Michael Brown charged Officer Darren Wilson's car. Or maybe he didn't.

Wilson didn't fire his gun at Brown while Brown was on the ground. Or maybe he did.

Brown was looking at Wilson when he was shot and had his hands in the air, although neither things are quite certain.

If you were sitting on the grand jury considering what happened on August 9, in Ferguson, Missouri, this is what you heard from witnesses. On some issues, opinon was divided. On others, most witnesses agreed, although on virtually no question was opinion unanimous.

The amazing chart below, put together by the staff of PBS Newshour, shows it all:

The chart doesn't say which witnesses had what kind of perspective. That's important information because, presumably, somebody standing further away could see less than somebody standing up close. It also doesn't show how the witness accounts line up with physical evidence, which, according to prosecutor Robert McCulloch, contradicted what some people said they saw.

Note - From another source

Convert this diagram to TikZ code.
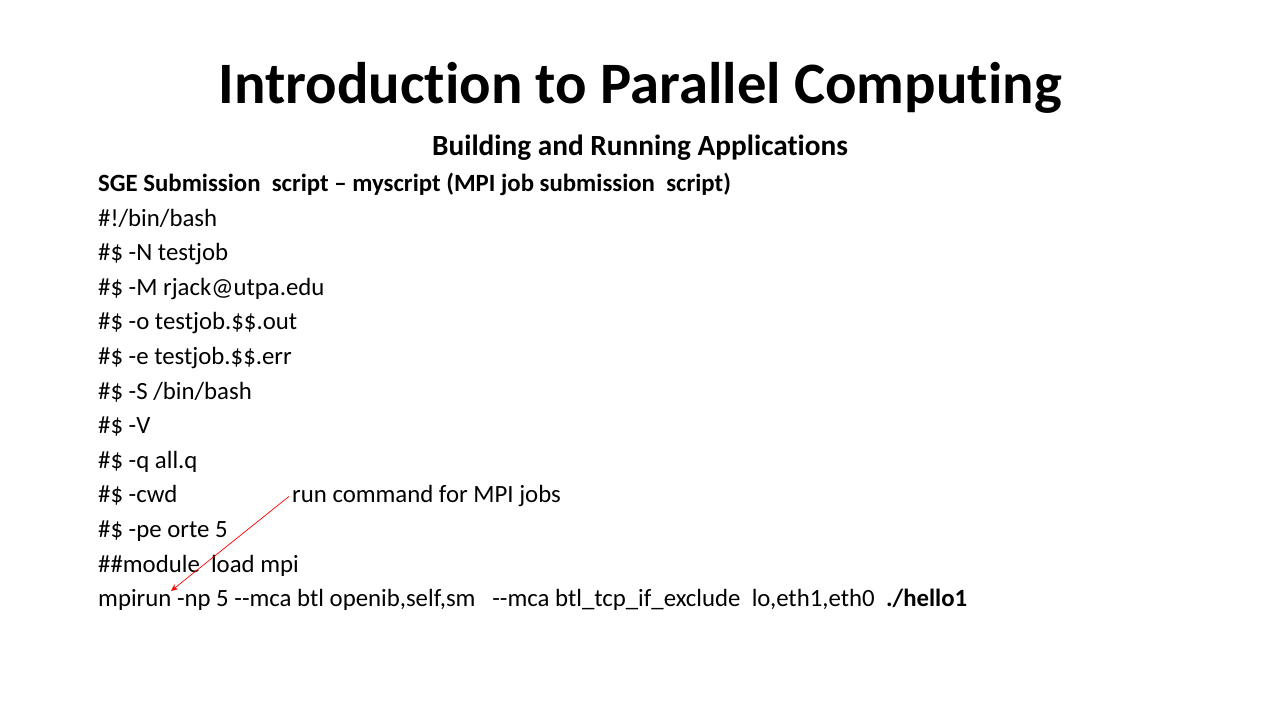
\documentclass[tikz,border=0pt]{standalone}
\usepackage{fontspec}
\setmainfont{Carlito}[Ligatures=NoCommon]
\usetikzlibrary{arrows.meta}
\tikzset{
  body/.style={anchor=base west, inner sep=0pt, font=\fontsize{24.8}{28}\selectfont},
  bodyb/.style={body, font=\fontsize{24.8}{28}\selectfont\bfseries},
  arr/.style={draw=red, line width=0.7pt, -{Stealth[length=7pt,width=6pt]}}
}
\begin{document}
\begin{tikzpicture}[x=1pt,y=-1pt]
\useasboundingbox[fill=white] (0,0) rectangle (1280,720);
\node[anchor=base, inner sep=0pt, font=\fontsize{58.7}{64}\selectfont\bfseries] (title) at (640,103) {Introduction to Parallel Computing};
\node[anchor=base, inner sep=0pt, font=\fontsize{29.3}{32}\selectfont\bfseries] (sub) at (640,155) {Building and Running Applications};
\node[bodyb] (l0) at (98,191.5) {SGE Submission\ \ script – myscript (MPI job submission\ \ script)};
\node[body] (l1) at (98,226.1) {\#!/bin/bash};
\node[body] (l2) at (98,260.7) {\#\$ -N testjob};
\node[body] (l3) at (98,295.3) {\#\$ -M rjack@utpa.edu};
\node[body] (l4) at (98,329.9) {\#\$ -o testjob.\$\$.out};
\node[body] (l5) at (98,364.5) {\#\$ -e testjob.\$\$.err};
\node[body] (l6) at (98,399.1) {\#\$ -S /bin/bash};
\node[body] (l7) at (98,433.7) {\#\$ -V};
\node[body] (l8) at (98,468.3) {\#\$ -q all.q};
\node[body] (l9) at (98,502.9) {\#\$ -cwd};
\node[body] (note) at (292,502.9) {run command for MPI jobs};
\node[body] (l10) at (98,537.5) {\#\$ -pe orte 5};
\node[body] (l11) at (98,572.1) {\#\#module\ \ load mpi};
\node[body] (l12) at (98,606.7) {mpirun -np 5 -{}-mca btl openib,self,sm\ \ \ -{}-mca btl\_tcp\_if\_exclude\ \ lo,eth1,eth0\ \ \textbf{./hello1}};
\coordinate (tip) at (171,591);
\draw[arr] (note.west) ++(-3,0) coordinate (s) (s) -- (tip);
\end{tikzpicture}
\end{document}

But these inconsistencies shouldn't surprise anybody. As Paul Campos, a law professor at the University of Colorado-Boulder, explains at Salon, eyewitness tesitmony is notoriously unreliable:

...Defendants who testify in criminal proceedings have the strongest possible motives to cast their own actions in the most positive light. Other witnesses to the shooting no doubt have their own biases – as the racist remarks in the journal of the witness whose account is most favorable to Wilson’s story illustrates – but even aside from conscious or unconscious bias, a host of psychological factors make eyewitness testimony far from reliable.

The easiest way to sum up those factors is this: People are as a general matter actually quite bad at recalling accurately what they’ve witnessed, and, worse yet, they (we) tend to have great confidence in our ability to recall events accurately. More perversely still, people attempting to judge the credibility of eyewitnesses put great stock in the level of confidence a witness displays in regard to the accuracy of the witness’s recall, even though experimental psychology has demonstrated that there is no correlation between such confidence and accurate recall.

Many other factors conspire to make eyewitness testimony unreliable: confirmation bias leads us to see what we expect to see, even if it isn’t actually there, while misinformation effects produce false memories of things that never happened. A famous example of the latter is a Dutch psychology experiment in which more than half of the subjects recalled seeing film footage of an airliner crashing into a building, after researchers referenced the footage in interviews with the subjects. Although the plane crash was a real event that the subjects all recalled vividly, no footage of the crash ever existed.

Say what you will about McCulloch—and I've said plenty—but posting all of the evidence online is giving us a great opportunity to reexamine the case. It's a ton of material, and it's going to take at least a few more days for everybody to analyze it. Once that process is done, however, we may have a much better sense of what the evidence really shows.